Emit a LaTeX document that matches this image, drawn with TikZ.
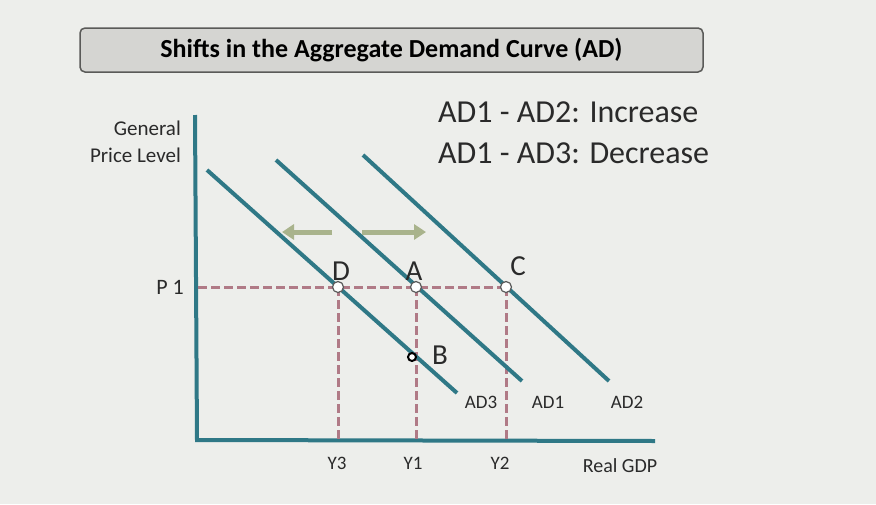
\documentclass[tikz,border=0pt]{standalone}
\usepackage{fontspec}
\setmainfont{Carlito}
\usetikzlibrary{arrows.meta}
\definecolor{bgc}{HTML}{EDEEEB}
\definecolor{titlefill}{HTML}{D5D5D2}
\definecolor{titledraw}{HTML}{5A5A58}
\definecolor{axisc}{HTML}{2F7886}
\definecolor{dashc}{HTML}{B07A86}
\definecolor{shiftc}{HTML}{A9B38C}
\definecolor{txt}{HTML}{2A2A2A}
\tikzset{
  curve/.style={draw=axisc, line width=4pt},
  axisline/.style={draw=axisc, line width=4pt},
  guide/.style={draw=dashc, line width=3pt, dash pattern=on 9pt off 4pt},
  pt/.style={circle, draw=gray!70!black, fill=white, line width=1.2pt, minimum size=11pt, inner sep=0pt},
  lbl/.style={font=\fontsize{29}{31}\selectfont, text=txt, inner sep=0pt},
  small/.style={font=\fontsize{19}{21}\selectfont, text=txt, inner sep=0pt},
  shiftarrow/.style={draw=shiftc, line width=5pt, -{Triangle[length=12pt,width=15pt]}},
}
\begin{document}
\begin{tikzpicture}[x=1pt,y=-1pt]
\useasboundingbox (0,0) rectangle (876,504);
\fill[bgc] (0,0) rectangle (876,504);
% title
\node[draw=titledraw, fill=titlefill, line width=1.5pt, rounded corners=5pt, minimum width=623pt, minimum height=44pt, font=\bfseries\fontsize{26}{28}\selectfont, text=black] (title) at (391.5,50) {Shifts in the Aggregate Demand Curve (AD)};
% legend text
\node[anchor=west, font=\fontsize{32}{34}\selectfont, text=txt, inner sep=0pt] (inc) at (438,112) {AD1 - AD2: Increase};
\node[anchor=west, font=\fontsize{32}{34}\selectfont, text=txt, inner sep=0pt] (dec) at (438,153) {AD1 - AD3: Decrease};
% axes
\coordinate (otop) at (195,115);
\coordinate (o) at (197,440);
\coordinate (xend) at (655,441);
\draw[axisline] (otop) -- (o.center) -- (xend);
\node[anchor=east, align=right, text=txt, inner sep=0pt, font=\fontsize{21}{27}\selectfont] (ylab) at (181,142) {General\\Price Level};
% guides
\coordinate (p1) at (198,287);
\coordinate (D) at (338,287);
\coordinate (A) at (416,287);
\coordinate (C) at (506,287);
\coordinate (y3) at (338,439);
\coordinate (y1) at (416,439);
\coordinate (y2) at (506,439);
\draw[guide] (p1) -- (C);
\draw[guide] (D) -- (y3);
\draw[guide] (A) -- (y1);
\draw[guide] (C) -- (y2);
% curves
\coordinate (ad3s) at (207,170);
\coordinate (ad3e) at (457,393);
\coordinate (ad1s) at (276,160);
\coordinate (ad1e) at (522,381);
\coordinate (ad2s) at (363,155);
\coordinate (ad2e) at (609,381);
\draw[curve] (ad3s) -- (ad3e);
\draw[curve] (ad1s) -- (ad1e);
\draw[curve] (ad2s) -- (ad2e);
% shift arrows
\coordinate (la1) at (332,232);
\coordinate (la2) at (282,232);
\coordinate (ra1) at (362,232);
\coordinate (ra2) at (426,232);
\draw[shiftarrow] (la1) -- (la2);
\draw[shiftarrow] (ra1) -- (ra2);
% points
\node[pt] (nD) at (D) {};
\node[pt] (nA) at (A) {};
\node[pt] (nC) at (C) {};
\node[circle, draw=black, fill=white, line width=2pt, minimum size=8pt, inner sep=0pt] (nB) at (412,357) {};
% point labels
\node[lbl] (lD) at (341,271) {D};
\node[lbl] (lA) at (414,271) {A};
\node[lbl] (lC) at (518,266) {C};
\node[lbl] (lB) at (440,355) {B};
\node[text=txt, inner sep=0pt, font=\fontsize{22}{24}\selectfont] (lP) at (170,287) {P 1};
% curve labels
\node[small] (lAD3) at (481,402) {AD3};
\node[small] (lAD1) at (548,402) {AD1};
\node[small] (lAD2) at (627,402) {AD2};
% x labels
\node[small] (lY3) at (337,463) {Y3};
\node[small] (lY1) at (413,463) {Y1};
\node[small] (lY2) at (500,463) {Y2};
\node[small, font=\fontsize{20}{22}\selectfont] (lgdp) at (620,466) {Real GDP};
\end{tikzpicture}
\end{document}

▶ [What needs to be done]:
Repeat the material above in full and exactly, apart from the pictures.

▶ [Exercise answer]:
Emit a LaTeX document that matches this image, drawn with TikZ.
\documentclass[tikz,border=0pt]{standalone}
\usepackage{fontspec}
\setmainfont{Carlito}
\usetikzlibrary{arrows.meta}
\definecolor{bgc}{HTML}{EDEEEB}
\definecolor{titlefill}{HTML}{D5D5D2}
\definecolor{titledraw}{HTML}{5A5A58}
\definecolor{axisc}{HTML}{2F7886}
\definecolor{dashc}{HTML}{B07A86}
\definecolor{shiftc}{HTML}{A9B38C}
\definecolor{txt}{HTML}{2A2A2A}
\tikzset{
  curve/.style={draw=axisc, line width=4pt},
  axisline/.style={draw=axisc, line width=4pt},
  guide/.style={draw=dashc, line width=3pt, dash pattern=on 9pt off 4pt},
  pt/.style={circle, draw=gray!70!black, fill=white, line width=1.2pt, minimum size=11pt, inner sep=0pt},
  lbl/.style={font=\fontsize{29}{31}\selectfont, text=txt, inner sep=0pt},
  small/.style={font=\fontsize{19}{21}\selectfont, text=txt, inner sep=0pt},
  shiftarrow/.style={draw=shiftc, line width=5pt, -{Triangle[length=12pt,width=15pt]}},
}
\begin{document}
\begin{tikzpicture}[x=1pt,y=-1pt]
\useasboundingbox (0,0) rectangle (876,504);
\fill[bgc] (0,0) rectangle (876,504);
% title
\node[draw=titledraw, fill=titlefill, line width=1.5pt, rounded corners=5pt, minimum width=623pt, minimum height=44pt, font=\bfseries\fontsize{26}{28}\selectfont, text=black] (title) at (391.5,50) {Shifts in the Aggregate Demand Curve (AD)};
% legend text
\node[anchor=west, font=\fontsize{32}{34}\selectfont, text=txt, inner sep=0pt] (inc) at (438,112) {AD1 - AD2: Increase};
\node[anchor=west, font=\fontsize{32}{34}\selectfont, text=txt, inner sep=0pt] (dec) at (438,153) {AD1 - AD3: Decrease};
% axes
\coordinate (otop) at (195,115);
\coordinate (o) at (197,440);
\coordinate (xend) at (655,441);
\draw[axisline] (otop) -- (o.center) -- (xend);
\node[anchor=east, align=right, text=txt, inner sep=0pt, font=\fontsize{21}{27}\selectfont] (ylab) at (181,142) {General\\Price Level};
% guides
\coordinate (p1) at (198,287);
\coordinate (D) at (338,287);
\coordinate (A) at (416,287);
\coordinate (C) at (506,287);
\coordinate (y3) at (338,439);
\coordinate (y1) at (416,439);
\coordinate (y2) at (506,439);
\draw[guide] (p1) -- (C);
\draw[guide] (D) -- (y3);
\draw[guide] (A) -- (y1);
\draw[guide] (C) -- (y2);
% curves
\coordinate (ad3s) at (207,170);
\coordinate (ad3e) at (457,393);
\coordinate (ad1s) at (276,160);
\coordinate (ad1e) at (522,381);
\coordinate (ad2s) at (363,155);
\coordinate (ad2e) at (609,381);
\draw[curve] (ad3s) -- (ad3e);
\draw[curve] (ad1s) -- (ad1e);
\draw[curve] (ad2s) -- (ad2e);
% shift arrows
\coordinate (la1) at (332,232);
\coordinate (la2) at (282,232);
\coordinate (ra1) at (362,232);
\coordinate (ra2) at (426,232);
\draw[shiftarrow] (la1) -- (la2);
\draw[shiftarrow] (ra1) -- (ra2);
% points
\node[pt] (nD) at (D) {};
\node[pt] (nA) at (A) {};
\node[pt] (nC) at (C) {};
\node[circle, draw=black, fill=white, line width=2pt, minimum size=8pt, inner sep=0pt] (nB) at (412,357) {};
% point labels
\node[lbl] (lD) at (341,271) {D};
\node[lbl] (lA) at (414,271) {A};
\node[lbl] (lC) at (518,266) {C};
\node[lbl] (lB) at (440,355) {B};
\node[text=txt, inner sep=0pt, font=\fontsize{22}{24}\selectfont] (lP) at (170,287) {P 1};
% curve labels
\node[small] (lAD3) at (481,402) {AD3};
\node[small] (lAD1) at (548,402) {AD1};
\node[small] (lAD2) at (627,402) {AD2};
% x labels
\node[small] (lY3) at (337,463) {Y3};
\node[small] (lY1) at (413,463) {Y1};
\node[small] (lY2) at (500,463) {Y2};
\node[small, font=\fontsize{20}{22}\selectfont] (lgdp) at (620,466) {Real GDP};
\end{tikzpicture}
\end{document}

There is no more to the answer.